The Doomsday Clock has been roughly predicting the likelihood of global destruction through man-made disasters such as climate change or nuclear war since 1947. A board of nuclear experts and scientists meet regularly to determine what time it is on the symbolic clock, which has swung between two to 17 minutes till doom since its inception.
The clock’s hands ticked closer to midnight as major nuclear powers Russia and the U.S. actively seek to modernize their nuclear forces. Russia has been strengthening its nuclear arsenal over the past few years. “It will still take Russia at least until the end of this decade to complete its nuclear modernization program. But it is off to an impressive start. Moscow is building a new generation of long-range nuclear bombers, truck-mounted ballistic missiles and nuclear-armed submarines” TIME European Correspondent Simon Shuster wrote in 2016.
Soon after being elected, Trump declared that he would seek to “greatly strengthen and expand [U.S.] nuclear capability.”

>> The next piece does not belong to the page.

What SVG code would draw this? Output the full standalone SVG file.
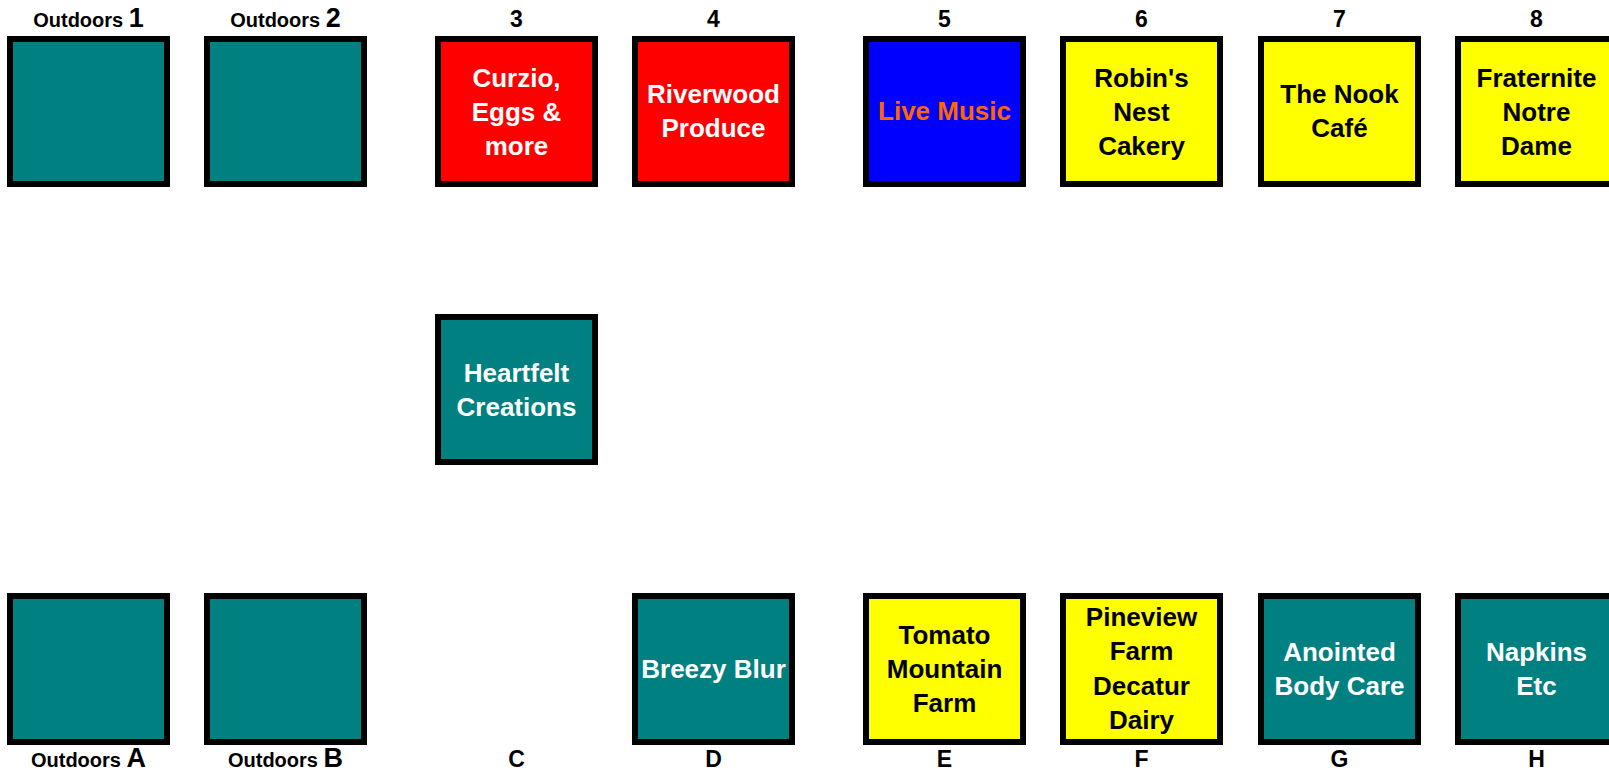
<svg xmlns="http://www.w3.org/2000/svg" width="1609" height="773" viewBox="0 0 1609 773">
<style>
.b{stroke:#000;stroke-width:6}
.teal{fill:#008080}
.red{fill:#FF0000}
.blue{fill:#0000FF}
.yel{fill:#FFFF00}
text{font-family:"Liberation Sans",Arial,sans-serif;font-weight:bold;text-anchor:middle}
.t{font-size:26px}
.w{fill:#FFFFFF}
.k{fill:#000000}
.o{fill:#FF6600}
.lab{font-size:23px;fill:#000}
.sm{font-size:20px}
.bg{font-size:27px}
</style>
<rect width="1609" height="773" fill="#FFFFFF"/>
<g id="labels">
<text class="lab" x="88.5" y="27"><tspan class="sm">Outdoors </tspan><tspan class="bg">1</tspan></text>
<text class="lab" x="285.5" y="27"><tspan class="sm">Outdoors </tspan><tspan class="bg">2</tspan></text>
<text class="lab" x="516.5" y="27">3</text>
<text class="lab" x="713.5" y="27">4</text>
<text class="lab" x="944.5" y="27">5</text>
<text class="lab" x="1141.5" y="27">6</text>
<text class="lab" x="1339.5" y="27">7</text>
<text class="lab" x="1536.5" y="27">8</text>
<text class="lab" x="88.5" y="767"><tspan class="sm">Outdoors </tspan><tspan class="bg">A</tspan></text>
<text class="lab" x="285.5" y="767"><tspan class="sm">Outdoors </tspan><tspan class="bg">B</tspan></text>
<text class="lab" x="516.5" y="767">C</text>
<text class="lab" x="713.5" y="767">D</text>
<text class="lab" x="944.5" y="767">E</text>
<text class="lab" x="1141.5" y="767">F</text>
<text class="lab" x="1339.5" y="767">G</text>
<text class="lab" x="1536.5" y="767">H</text>
</g>
<g id="stall-1"><rect class="b teal" x="10" y="39" width="157" height="145"/></g>
<g id="stall-2"><rect class="b teal" x="207" y="39" width="157" height="145"/></g>
<g id="stall-3"><rect class="b red" x="438" y="39" width="157" height="145"/>
<text class="t w" x="516.5" y="87">Curzio,</text><text class="t w" x="516.5" y="121">Eggs &amp;</text><text class="t w" x="516.5" y="155">more</text></g>
<g id="stall-4"><rect class="b red" x="635" y="39" width="157" height="145"/>
<text class="t w" x="713.5" y="103">Riverwood</text><text class="t w" x="713.5" y="137">Produce</text></g>
<g id="stall-5"><rect class="b blue" x="866" y="39" width="157" height="145"/>
<text class="t o" x="944.5" y="120">Live Music</text></g>
<g id="stall-6"><rect class="b yel" x="1063" y="39" width="157" height="145"/>
<text class="t k" x="1141.5" y="87">Robin's</text><text class="t k" x="1141.5" y="121">Nest</text><text class="t k" x="1141.5" y="155">Cakery</text></g>
<g id="stall-7"><rect class="b yel" x="1261" y="39" width="157" height="145"/>
<text class="t k" x="1339.5" y="103">The Nook</text><text class="t k" x="1339.5" y="137">Café</text></g>
<g id="stall-8"><rect class="b yel" x="1458" y="39" width="157" height="145"/>
<text class="t k" x="1536.5" y="87">Fraternite</text><text class="t k" x="1536.5" y="121">Notre</text><text class="t k" x="1536.5" y="155">Dame</text></g>
<g id="stall-heartfelt"><rect class="b teal" x="438" y="317" width="157" height="145"/>
<text class="t w" x="516.5" y="382">Heartfelt</text><text class="t w" x="516.5" y="416">Creations</text></g>
<g id="stall-A"><rect class="b teal" x="10" y="596" width="157" height="146"/></g>
<g id="stall-B"><rect class="b teal" x="207" y="596" width="157" height="146"/></g>
<g id="stall-D"><rect class="b teal" x="635" y="596" width="157" height="146"/>
<text class="t w" x="713.5" y="678">Breezy Blur</text></g>
<g id="stall-E"><rect class="b yel" x="866" y="596" width="157" height="146"/>
<text class="t k" x="944.5" y="644">Tomato</text><text class="t k" x="944.5" y="678">Mountain</text><text class="t k" x="944.5" y="712">Farm</text></g>
<g id="stall-F"><rect class="b yel" x="1063" y="596" width="157" height="146"/>
<text class="t k" x="1141.5" y="626">Pineview</text><text class="t k" x="1141.5" y="660">Farm</text><text class="t k" x="1141.5" y="695">Decatur</text><text class="t k" x="1141.5" y="729">Dairy</text></g>
<g id="stall-G"><rect class="b teal" x="1261" y="596" width="157" height="146"/>
<text class="t w" x="1339.5" y="661">Anointed</text><text class="t w" x="1339.5" y="695">Body Care</text></g>
<g id="stall-H"><rect class="b teal" x="1458" y="596" width="157" height="146"/>
<text class="t w" x="1536.5" y="661">Napkins</text><text class="t w" x="1536.5" y="695">Etc</text></g>
</svg>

5. The Nobel committee’s history of recognizing anti-nuclear campaigns
Since the advent of the hydrogen bomb, the Nobel judges have repeatedly awarded efforts to rein the world in on nuclear weapons. World-leading chemist Linus Pauling was the first anti-nuclear campaigner to win the peace prize in 1962 “for his campaign against nuclear weapons testing” the committee said. Since then, at least 4 groups or individuals have been awarded for their anti-nuclear weapon work. These include former Japanese Prime Minister Eisaku Sato, Polish physicist Joseph Rotblat and the Pugwash Conferences on Science and World Affairs, which was co-founded by Rotblat and British philosopher Bertrand Russell.
In 1985 — at the height of an arms race between the U.S. and the Soviet Union — the Nobel Committee awarded the prize to the International Physicians for the Prevention of Nuclear War (IPPNW), which itself launched ICAN.